• **WRITTEN INSTRUCTION**: Repeat the records below exactly, from the first line through the line containing "0.039, 0.031, 0.025]", and leave out any pictures.

• **INPUT RECORDS**:
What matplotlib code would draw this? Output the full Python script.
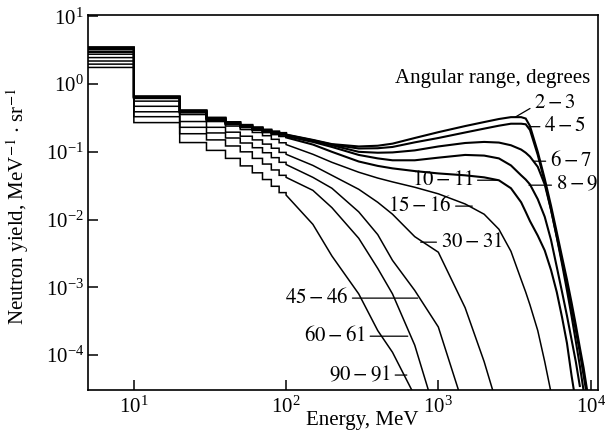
import numpy as np
import matplotlib
matplotlib.use("Agg")
import matplotlib.pyplot as plt
from matplotlib.ticker import NullLocator

plt.rcParams["font.family"] = ["Liberation Serif", "DejaVu Serif"]
plt.rcParams["mathtext.fontset"] = "stix"
plt.rcParams["font.size"] = 15

# угловые диапазоны, градусы
angles = ["2-3", "4-5", "6-7", "8-9", "10-11", "15-16", "30-31", "45-46", "60-61", "90-91"]

# низкие энергии: гистограмма с бинами по 10 МэВ
bin_edges = [4, 10, 20, 30, 40, 50, 60, 70, 80, 90, 100]
low_2_3 = [3.5, 0.66, 0.41, 0.32, 0.275, 0.25, 0.23, 0.213, 0.2, 0.19]
low_4_5 = [3.45, 0.65, 0.405, 0.315, 0.272, 0.246, 0.227, 0.21, 0.197, 0.187]
low_6_7 = [3.35, 0.645, 0.4, 0.31, 0.268, 0.243, 0.224, 0.207, 0.194, 0.184]
low_8_9 = [3.24, 0.635, 0.39, 0.305, 0.262, 0.238, 0.218, 0.202, 0.189, 0.179]
low_10_11 = [2.98, 0.62, 0.38, 0.295, 0.255, 0.23, 0.21, 0.194, 0.181, 0.17]
low_15_16 = [2.76, 0.56, 0.355, 0.28, 0.24, 0.213, 0.193, 0.173, 0.153, 0.136]
low_30_31 = [2.46, 0.47, 0.28, 0.23, 0.195, 0.17, 0.15, 0.13, 0.113, 0.098]
low_45_46 = [2.19, 0.39, 0.23, 0.19, 0.16, 0.135, 0.115, 0.097, 0.082, 0.07]
low_60_61 = [1.97, 0.33, 0.185, 0.15, 0.122, 0.1, 0.08, 0.066, 0.054, 0.045]
low_90_91 = [1.76, 0.27, 0.137, 0.105, 0.08, 0.062, 0.049, 0.039, 0.031, 0.025]

# высокие энергии, МэВ
nan = np.nan
tail_energy = [100, 150, 200, 300, 400, 500, 700, 1000, 1500, 2000, 2500, 3000, 3500,
               3750, 4000, 4500, 5000, 5500, 6000, 6500, 7000, 7500, 8000, 8500, 9000, 9500]
tail_2_3 = [0.18, 0.15, 0.13, 0.12, 0.123, 0.132, 0.16, 0.195, 0.24, 0.275, 0.305, 0.325, 0.325,
            0.31, 0.24, 0.1, 0.04, 0.016, 0.0065, 0.0028, 0.0013, 6e-4, 2.8e-4, 1.3e-4, 6.5e-5, 3e-5]
tail_4_5 = [0.178, 0.148, 0.128, 0.112, 0.113, 0.118, 0.138, 0.16, 0.193, 0.22, 0.243, 0.26, 0.26,
            0.255, 0.21, 0.09, 0.036, 0.014, 0.0056, 0.0024, 0.0011, 5e-4, 2.3e-4, 1.1e-4, 5e-5, 2.4e-5]
tail_6_7 = [0.175, 0.145, 0.125, 0.1, 0.097, 0.098, 0.105, 0.12, 0.135, 0.14, 0.137, 0.125, 0.108,
            0.097, 0.085, 0.06, 0.033, 0.014, 0.0055, 0.0022, 9e-4, 3.8e-4, 1.6e-4, 7e-5, 3e-5, nan]
tail_8_9 = [0.17, 0.14, 0.118, 0.09, 0.08, 0.075, 0.075, 0.082, 0.09, 0.088, 0.08, 0.063, 0.045,
            0.039, 0.033, 0.02, 0.011, 0.005, 0.002, 8.5e-4, 3.8e-4, 1.7e-4, 8e-5, 3.5e-5, nan, nan]
tail_10_11 = [0.163, 0.128, 0.1, 0.072, 0.062, 0.057, 0.052, 0.048, 0.045, 0.042, 0.038, 0.029, 0.018,
              0.013, 0.0095, 0.0058, 0.0035, 0.0018, 8.5e-4, 3.6e-4, 1.5e-4, 5e-5, 2e-5, nan, nan, nan]
tail_15_16 = [0.128, 0.092, 0.07, 0.05, 0.041, 0.036, 0.03, 0.024, 0.017, 0.012, 0.0072, 0.0034, 0.0013,
              8.5e-4, 5.5e-4, 2.3e-4, 8e-5, 2.8e-5, nan, nan, nan, nan, nan, nan, nan, nan]
tail_30_31 = [0.092, 0.063, 0.045, 0.028, 0.018, 0.012, 0.0056, 0.0033, 5e-4, 8e-5, 1.5e-5, nan, nan,
              nan, nan, nan, nan, nan, nan, nan, nan, nan, nan, nan, nan, nan]
tail_45_46 = [0.065, 0.042, 0.029, 0.013, 0.006, 0.0025, 9e-4, 2.6e-4, 1.5e-5, nan, nan, nan, nan,
              nan, nan, nan, nan, nan, nan, nan, nan, nan, nan, nan, nan, nan]
tail_60_61 = [0.042, 0.027, 0.015, 0.0053, 0.0019, 8e-4, 1.4e-4, 1e-5, nan, nan, nan, nan, nan,
              nan, nan, nan, nan, nan, nan, nan, nan, nan, nan, nan, nan, nan]
tail_90_91 = [0.023, 0.0085, 0.0029, 8e-4, 2.3e-4, 1.1e-4, 2.5e-5, nan, nan, nan, nan, nan, nan,
              nan, nan, nan, nan, nan, nan, nan, nan, nan, nan, nan, nan, nan]

low_parts = [low_2_3, low_4_5, low_6_7, low_8_9, low_10_11,
             low_15_16, low_30_31, low_45_46, low_60_61, low_90_91]
tail_parts = [tail_2_3, tail_4_5, tail_6_7, tail_8_9, tail_10_11,
              tail_15_16, tail_30_31, tail_45_46, tail_60_61, tail_90_91]

fig = plt.figure(figsize=(6.05, 4.41), dpi=100)
ax = fig.add_axes([0.1455, 0.1156, 0.843, 0.850])

for i, (low, tail) in enumerate(zip(low_parts, tail_parts)):
    # ступеньки + хвост одной линией
    xs = np.concatenate([np.repeat(bin_edges, 2)[1:-1], tail_energy])
    ys = np.concatenate([np.repeat(low, 2), tail])
    lw = 1.5 if i < 5 else 1.1
    ax.plot(xs, ys, color="black", lw=lw, solid_joinstyle="miter")

ax.set_xscale("log")
ax.set_yscale("log")
ax.set_xlim(5, 11200)
ax.set_ylim(3.05e-5, 10.4)
ax.set_xticks([10, 100, 1000, 10000])
ax.set_yticks([1e-4, 1e-3, 1e-2, 1e-1, 1, 10])
ax.xaxis.set_minor_locator(NullLocator())
ax.yaxis.set_minor_locator(NullLocator())
ax.tick_params(direction="in", length=7, width=1.1, top=False, right=False)
ax.tick_params(axis="x", pad=5)
ax.tick_params(axis="y", pad=3)
for sp in ax.spines.values():
    sp.set_linewidth(1.2)

ax.set_xlabel("Energy, MeV")
ax.xaxis.set_label_coords(0.537, -0.055)
ax.set_ylabel("Neutron yield, MeV$^{-1}$ $\\cdot$ sr$^{-1}$")
ax.yaxis.set_label_coords(-0.112, 0.49)

ax.text(519, 1.22, "Angular range, degrees", ha="left", va="center")

# подписи кривых: (текст, точка на кривой, положение текста, выравнивание)
labels = [
    ("$2-3$", (3190, 0.324), (4250, 0.52), "left"),
    ("$4-5$", (3940, 0.235), (4950, 0.235), "left"),
    ("$6-7$", (4250, 0.0727), (5400, 0.0727), "left"),
    ("$8-9$", (3940, 0.0322), (5900, 0.0322), "left"),
    ("$10-11$", (2440, 0.0381), (1700, 0.0381), "right"),
    ("$15-16$", (1672, 0.0158), (1220, 0.0158), "right"),
    ("$30-31$", (766, 0.00464), (1035, 0.00464), "left"),
    ("$45-46$", (733, 6.93e-4), (256, 6.93e-4), "right"),
    ("$60-61$", (630, 1.9e-4), (335, 1.9e-4), "right"),
    ("$90-91$", (621, 5.07e-5), (489, 5.07e-5), "right"),
]
for text, xy, xytext, ha in labels:
    rel = (0, 0.5) if ha == "left" else (1, 0.5)
    if text == "$2-3$":
        rel = (0, 0.35)
    ax.annotate(text, xy=xy, xytext=xytext, ha=ha, va="center",
                arrowprops=dict(arrowstyle="-", lw=0.9, color="black",
                                shrinkA=1, shrinkB=0, relpos=rel))

fig.savefig("out.png", dpi=100)
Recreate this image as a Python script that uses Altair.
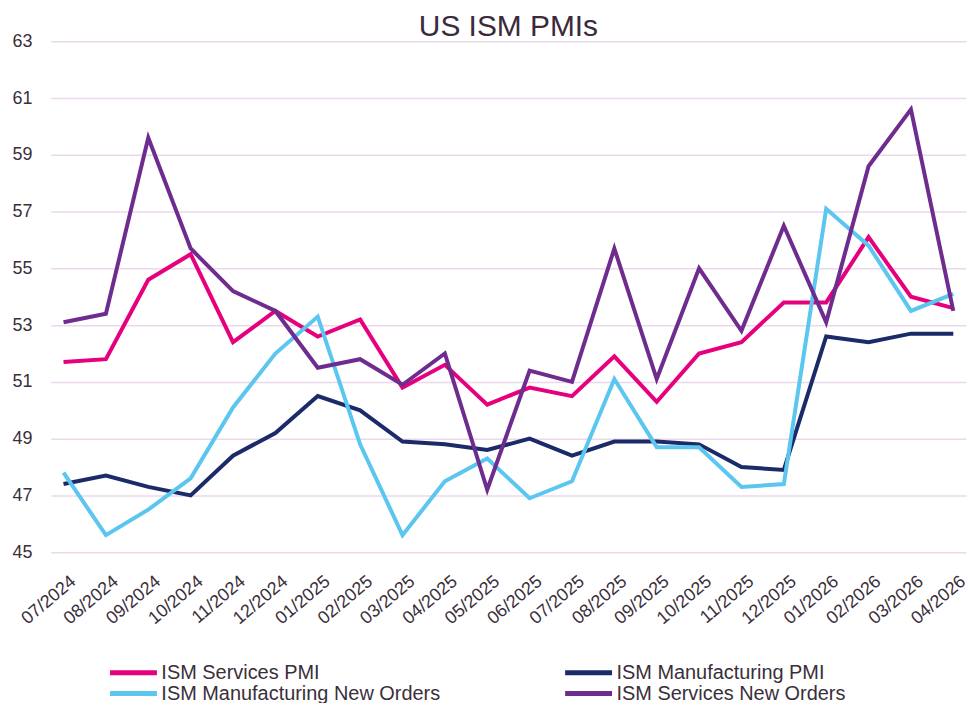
import altair as alt
import pandas as pd

months = ["07/2024", "08/2024", "09/2024", "10/2024", "11/2024", "12/2024",
          "01/2025", "02/2025", "03/2025", "04/2025", "05/2025", "06/2025",
          "07/2025", "08/2025", "09/2025", "10/2025", "11/2025", "12/2025",
          "01/2026", "02/2026", "03/2026", "04/2026"]

services_pmi = [51.7, 51.8, 54.6, 55.5, 52.4, 53.5, 52.6, 53.2, 50.8, 51.6, 50.2,
                50.8, 50.5, 51.9, 50.3, 52.0, 52.4, 53.8, 53.8, 56.1, 54.0, 53.6]
manufacturing_pmi = [47.4, 47.7, 47.3, 47.0, 48.4, 49.2, 50.5, 50.0, 48.9, 48.8, 48.6,
                     49.0, 48.4, 48.9, 48.9, 48.8, 48.0, 47.9, 52.6, 52.4, 52.7, 52.7]
manufacturing_new_orders = [47.8, 45.6, 46.5, 47.6, 50.1, 52.0, 53.3, 48.8, 45.6, 47.5, 48.3,
                            46.9, 47.5, 51.1, 48.7, 48.7, 47.3, 47.4, 57.1, 55.8, 53.5, 54.1]
services_new_orders = [53.1, 53.4, 59.6, 55.7, 54.2, 53.5, 51.5, 51.8, 50.9, 52.0, 47.2,
                       51.4, 51.0, 55.7, 51.1, 55.0, 52.8, 56.5, 53.1, 58.6, 60.6, 53.5]

series_names = ["ISM Services PMI", "ISM Manufacturing PMI",
                "ISM Manufacturing New Orders", "ISM Services New Orders"]
series_colors = ["#E6007E", "#1B2A68", "#5BC6F0", "#6F2C8F"]
y_ticks = [45, 47, 49, 51, 53, 55, 57, 59, 61, 63]

rows = []
for name, vals in zip(series_names, [services_pmi, manufacturing_pmi,
                                     manufacturing_new_orders, services_new_orders]):
    for m, v in zip(months, vals):
        rows.append({"month": m, "value": v, "series": name,
                     "order": series_names.index(name)})
df = pd.DataFrame(rows)

chart = alt.Chart(df).mark_line(strokeWidth=4).encode(
    x=alt.X("month:O", sort=months, scale=alt.Scale(type="point", padding=0.3),
            axis=alt.Axis(title=None, grid=False, domain=False, ticks=False,
                          labelAngle=-40, labelFontSize=18, labelPadding=20,
                          labelColor="#3a2f3a", labelOffset=4)),
    y=alt.Y("value:Q", scale=alt.Scale(domain=[45, 63], nice=False, zero=False),
            axis=alt.Axis(title=None, values=y_ticks, grid=True, gridColor="#EBD8EB",
                          gridWidth=1.5, domain=False, ticks=False, labelPadding=19,
                          labelFontSize=18, labelColor="#3a2f3a")),
    color=alt.Color("series:N", sort=series_names,
                    scale=alt.Scale(domain=series_names, range=series_colors),
                    legend=alt.Legend(orient="none", legendX=72, legendY=623,
                                      direction="horizontal",
                                      columns=2, symbolType="M-2.77,0H2.77", symbolSize=289,
                                      symbolStrokeWidth=5, labelFontSize=20,
                                      labelColor="#3a2f3a", columnPadding=114,
                                      rowPadding=0, title=None, labelLimit=0,
                                      padding=0, labelOffset=17)),
    detail="series:N",
    order="order:Q",
).properties(
    width=919, height=513,
    title=alt.TitleParams("US ISM PMIs", fontSize=30, font="Liberation Sans",
                          fontWeight="normal", color="#3b2a3b", offset=-10, anchor="middle"),
    padding={"left": 3, "top": 3, "right": 0, "bottom": 0},
).configure(font="Liberation Sans").configure_view(stroke=None)

chart.save("out.html", embed_options={"renderer": "svg", "actions": False})
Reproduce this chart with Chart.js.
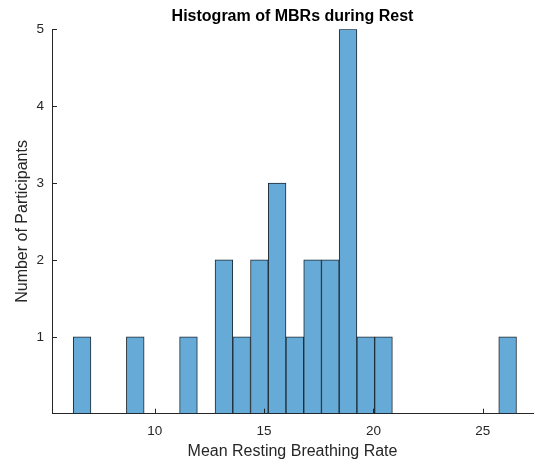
<!DOCTYPE html>
<html><head><meta charset="utf-8">
<script src="https://cdn.jsdelivr.net/npm/chart.js@4"></script>
<style>html,body{margin:0;padding:0;background:#fff}</style>
</head><body>
<canvas id="c" width="534" height="461" style="width:534px;height:461px;display:block"></canvas>
<script>
// Histogram bins: first edge and width of each bin
const binStart = 6.27;
const binWidth = 0.811;
// Count of participants in each of the 25 bins
const counts = [1,0,0,1,0,0,1,0,2,1,2,3,1,2,2,5,1,1,0,0,0,0,0,0,1];
const xTicks = [10, 15, 20, 25];
const yTicks = [1, 2, 3, 4, 5];

const points = counts.map((c, i) => ({ x: binStart + binWidth * (i + 0.5), y: c === 0 ? null : c }));
const ink = '#262626';
const fontFam = '"Liberation Sans", Arial, Helvetica, sans-serif';

const inwardTicks = {
  id: 'inwardTicks',
  afterDatasetsDraw(chart) {
    const { ctx, chartArea: a, scales: { x, y } } = chart;
    ctx.save();
    ctx.strokeStyle = ink; ctx.lineWidth = 1;
    ctx.beginPath();
    x.ticks.forEach(t => { const px = Math.round(x.getPixelForValue(t.value)) + 0.5; ctx.moveTo(px, a.bottom); ctx.lineTo(px, a.bottom - 5); });
    y.ticks.forEach(t => { const py = Math.round(y.getPixelForValue(t.value)) + 0.5; ctx.moveTo(a.left, py); ctx.lineTo(a.left + 5, py); });
    ctx.stroke();
    ctx.restore();
  }
};

new Chart(document.getElementById('c'), {
  type: 'bar',
  data: {
    datasets: [{
      data: points,
      backgroundColor: 'rgb(102,170,215)',
      borderColor: '#1e2a33',
      borderWidth: 1,
      borderSkipped: false,
      barPercentage: 1,
      categoryPercentage: 1,
      grouped: false
    }]
  },
  options: {
    responsive: false,
    devicePixelRatio: 1,
    animation: false,
    layout: { padding: { left: 0, right: 1, top: 0, bottom: 0 } },
    plugins: {
      legend: { display: false },
      tooltip: { enabled: false },
      title: {
        display: true,
        text: 'Histogram of MBRs during Rest',
        fullSize: false,
        color: '#000',
        font: { family: fontFam, size: 16, weight: 'bold' },
        padding: { top: 7, bottom: 3 }
      }
    },
    scales: {
      x: {
        type: 'linear',
        min: 5.3,
        max: 27.3,
        offset: false,
        grid: { display: false, drawTicks: false },
        border: { display: true, color: ink, width: 1 },
        afterBuildTicks: s => { s.ticks = xTicks.map(v => ({ value: v })); },
        afterFit: s => { s.height = 47.3; },
        ticks: { color: ink, padding: 9, font: { family: fontFam, size: 13.5 }, maxRotation: 0, autoSkip: false },
        title: { display: true, text: 'Mean Resting Breathing Rate', color: ink, font: { family: fontFam, size: 16 }, padding: { top: 0, bottom: 0 } }
      },
      y: {
        min: 0,
        max: 5,
        grid: { display: false, drawTicks: false },
        border: { display: true, color: ink, width: 1 },
        afterBuildTicks: s => { s.ticks = yTicks.map(v => ({ value: v })); },
        afterFit: s => { s.width = 52; },
        ticks: { color: ink, padding: 8, font: { family: fontFam, size: 13.5 } },
        title: { display: true, text: 'Number of Participants', color: ink, font: { family: fontFam, size: 16 }, padding: { top: 12.5, bottom: 0 } }
      }
    }
  },
  plugins: [inwardTicks]
});
</script>
</body></html>
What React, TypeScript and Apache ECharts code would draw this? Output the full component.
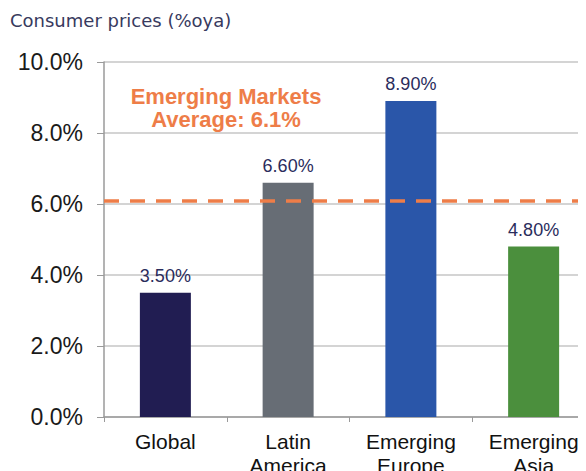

• **CORRECT OUTPUT**:
What matplotlib code would draw this? Output the full Python script.
import numpy as np
import matplotlib
matplotlib.use("Agg")
import matplotlib.pyplot as plt
from matplotlib.ticker import NullLocator

plt.rcParams["font.family"] = ["Liberation Serif", "DejaVu Serif"]
plt.rcParams["mathtext.fontset"] = "stix"
plt.rcParams["font.size"] = 15

# угловые диапазоны, градусы
angles = ["2-3", "4-5", "6-7", "8-9", "10-11", "15-16", "30-31", "45-46", "60-61", "90-91"]

# низкие энергии: гистограмма с бинами по 10 МэВ
bin_edges = [4, 10, 20, 30, 40, 50, 60, 70, 80, 90, 100]
low_2_3 = [3.5, 0.66, 0.41, 0.32, 0.275, 0.25, 0.23, 0.213, 0.2, 0.19]
low_4_5 = [3.45, 0.65, 0.405, 0.315, 0.272, 0.246, 0.227, 0.21, 0.197, 0.187]
low_6_7 = [3.35, 0.645, 0.4, 0.31, 0.268, 0.243, 0.224, 0.207, 0.194, 0.184]
low_8_9 = [3.24, 0.635, 0.39, 0.305, 0.262, 0.238, 0.218, 0.202, 0.189, 0.179]
low_10_11 = [2.98, 0.62, 0.38, 0.295, 0.255, 0.23, 0.21, 0.194, 0.181, 0.17]
low_15_16 = [2.76, 0.56, 0.355, 0.28, 0.24, 0.213, 0.193, 0.173, 0.153, 0.136]
low_30_31 = [2.46, 0.47, 0.28, 0.23, 0.195, 0.17, 0.15, 0.13, 0.113, 0.098]
low_45_46 = [2.19, 0.39, 0.23, 0.19, 0.16, 0.135, 0.115, 0.097, 0.082, 0.07]
low_60_61 = [1.97, 0.33, 0.185, 0.15, 0.122, 0.1, 0.08, 0.066, 0.054, 0.045]
low_90_91 = [1.76, 0.27, 0.137, 0.105, 0.08, 0.062, 0.049, 0.039, 0.031, 0.025]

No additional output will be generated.